DATA SHOWN |

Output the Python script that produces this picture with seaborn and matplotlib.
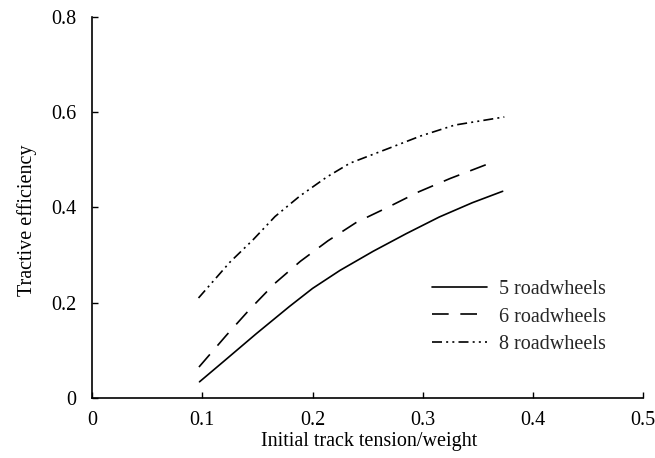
import matplotlib
matplotlib.use("Agg")
import matplotlib.pyplot as plt
import seaborn as sns
import pandas as pd

# Tractive efficiency against initial track tension / vehicle weight
series_names = ["5 roadwheels", "6 roadwheels", "8 roadwheels"]

x_five = [0.0975, 0.119, 0.149, 0.179, 0.200, 0.225, 0.255, 0.285, 0.315, 0.345, 0.3725]
y_five = [0.034, 0.076, 0.135, 0.192, 0.230, 0.268, 0.308, 0.345, 0.380, 0.410, 0.434]

x_six = [0.097, 0.122, 0.143, 0.166, 0.189, 0.214, 0.240, 0.268, 0.2965, 0.325, 0.361]
y_six = [0.065, 0.132, 0.186, 0.241, 0.287, 0.330, 0.369, 0.400, 0.433, 0.461, 0.493]

x_eight = [0.0966, 0.125, 0.146, 0.166, 0.1885, 0.213, 0.234, 0.269, 0.298, 0.329, 0.374]
y_eight = [0.210, 0.285, 0.332, 0.381, 0.424, 0.464, 0.493, 0.524, 0.550, 0.573, 0.590]

x_ticks = [0, 0.1, 0.2, 0.3, 0.4, 0.5]
x_tick_labels = ["0", "0.1", "0.2", "0.3", "0.4", "0.5"]
y_ticks = [0, 0.2, 0.4, 0.6, 0.8]
y_tick_labels = ["0", "0.2", "0.4", "0.6", "0.8"]

frames = []
for name, xs, ys in zip(series_names, [x_five, x_six, x_eight], [y_five, y_six, y_eight]):
    frames.append(pd.DataFrame({"tension": xs, "efficiency": ys, "series": name}))
data = pd.concat(frames, ignore_index=True)

sns.set_theme(style="ticks")
plt.rcParams["font.family"] = ["Liberation Serif", "DejaVu Serif"]
FS = 14.5

fig = plt.figure(figsize=(6.55, 4.58), dpi=100)
ax = fig.add_axes([0.1405, 0.131, 0.8415, 0.832])

dash_styles = {
    "5 roadwheels": "",
    "6 roadwheels": (10, 7),
    "8 roadwheels": (6, 2.5, 1.2, 2.5, 1.2, 2.5),
}

sns.lineplot(
    data=data, x="tension", y="efficiency",
    hue="series", style="series",
    palette=["black"] * 3, dashes=dash_styles,
    linewidth=1.2, sort=False, estimator=None, ax=ax, legend=True,
)
for line in ax.lines:
    line.set_solid_capstyle("round")
    line.set_solid_joinstyle("round")

ax.set_xlim(0, 0.5)
ax.set_ylim(0, 0.8)
ax.set_xticks(x_ticks)
ax.set_xticklabels(x_tick_labels)
ax.set_yticks(y_ticks)
ax.set_yticklabels(y_tick_labels)
ax.tick_params(axis="both", direction="in", length=4, width=1.0,
               labelsize=FS, colors="black")
ax.tick_params(axis="x", pad=9)
ax.tick_params(axis="y", pad=11)

for side in ["top", "right"]:
    ax.spines[side].set_visible(False)
for side in ["left", "bottom"]:
    ax.spines[side].set_linewidth(1.2)
    ax.spines[side].set_color("black")

ax.set_xlabel("Initial track tension/weight", fontsize=FS, color="black")
ax.set_ylabel("Tractive efficiency", fontsize=FS, color="black")
ax.xaxis.set_label_coords(0.503, -0.09)
ax.yaxis.set_label_coords(-0.10, 0.467)

handles, labels = ax.get_legend_handles_labels()
ax.get_legend().remove()
fig.legend(
    handles, labels, loc="upper left", bbox_to_anchor=(0.66, 0.388),
    frameon=False, fontsize=FS, handlelength=2.7, handletextpad=0.6,
    labelspacing=0.4, borderpad=0, borderaxespad=0,
)

fig.savefig("out.png", dpi=100, facecolor="white")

TASK | Omit every picture while copying the listing above exactly.

OUTPUT OF THE TASK |
Output the Python script that produces this picture with seaborn and matplotlib.
import matplotlib
matplotlib.use("Agg")
import matplotlib.pyplot as plt
import seaborn as sns
import pandas as pd

# Tractive efficiency against initial track tension / vehicle weight
series_names = ["5 roadwheels", "6 roadwheels", "8 roadwheels"]

x_five = [0.0975, 0.119, 0.149, 0.179, 0.200, 0.225, 0.255, 0.285, 0.315, 0.345, 0.3725]
y_five = [0.034, 0.076, 0.135, 0.192, 0.230, 0.268, 0.308, 0.345, 0.380, 0.410, 0.434]

x_six = [0.097, 0.122, 0.143, 0.166, 0.189, 0.214, 0.240, 0.268, 0.2965, 0.325, 0.361]
y_six = [0.065, 0.132, 0.186, 0.241, 0.287, 0.330, 0.369, 0.400, 0.433, 0.461, 0.493]

x_eight = [0.0966, 0.125, 0.146, 0.166, 0.1885, 0.213, 0.234, 0.269, 0.298, 0.329, 0.374]
y_eight = [0.210, 0.285, 0.332, 0.381, 0.424, 0.464, 0.493, 0.524, 0.550, 0.573, 0.590]

x_ticks = [0, 0.1, 0.2, 0.3, 0.4, 0.5]
x_tick_labels = ["0", "0.1", "0.2", "0.3", "0.4", "0.5"]
y_ticks = [0, 0.2, 0.4, 0.6, 0.8]
y_tick_labels = ["0", "0.2", "0.4", "0.6", "0.8"]

frames = []
for name, xs, ys in zip(series_names, [x_five, x_six, x_eight], [y_five, y_six, y_eight]):
    frames.append(pd.DataFrame({"tension": xs, "efficiency": ys, "series": name}))
data = pd.concat(frames, ignore_index=True)

sns.set_theme(style="ticks")
plt.rcParams["font.family"] = ["Liberation Serif", "DejaVu Serif"]
FS = 14.5

fig = plt.figure(figsize=(6.55, 4.58), dpi=100)
ax = fig.add_axes([0.1405, 0.131, 0.8415, 0.832])

dash_styles = {
    "5 roadwheels": "",
    "6 roadwheels": (10, 7),
    "8 roadwheels": (6, 2.5, 1.2, 2.5, 1.2, 2.5),
}

sns.lineplot(
    data=data, x="tension", y="efficiency",
    hue="series", style="series",
    palette=["black"] * 3, dashes=dash_styles,
    linewidth=1.2, sort=False, estimator=None, ax=ax, legend=True,
)
for line in ax.lines:
    line.set_solid_capstyle("round")
    line.set_solid_joinstyle("round")

ax.set_xlim(0, 0.5)
ax.set_ylim(0, 0.8)
ax.set_xticks(x_ticks)
ax.set_xticklabels(x_tick_labels)
ax.set_yticks(y_ticks)
ax.set_yticklabels(y_tick_labels)
ax.tick_params(axis="both", direction="in", length=4, width=1.0,
               labelsize=FS, colors="black")
ax.tick_params(axis="x", pad=9)
ax.tick_params(axis="y", pad=11)

for side in ["top", "right"]:
    ax.spines[side].set_visible(False)
for side in ["left", "bottom"]:
    ax.spines[side].set_linewidth(1.2)
    ax.spines[side].set_color("black")

ax.set_xlabel("Initial track tension/weight", fontsize=FS, color="black")
ax.set_ylabel("Tractive efficiency", fontsize=FS, color="black")
ax.xaxis.set_label_coords(0.503, -0.09)
ax.yaxis.set_label_coords(-0.10, 0.467)

handles, labels = ax.get_legend_handles_labels()
ax.get_legend().remove()
fig.legend(
    handles, labels, loc="upper left", bbox_to_anchor=(0.66, 0.388),
    frameon=False, fontsize=FS, handlelength=2.7, handletextpad=0.6,
    labelspacing=0.4, borderpad=0, borderaxespad=0,
)

fig.savefig("out.png", dpi=100, facecolor="white")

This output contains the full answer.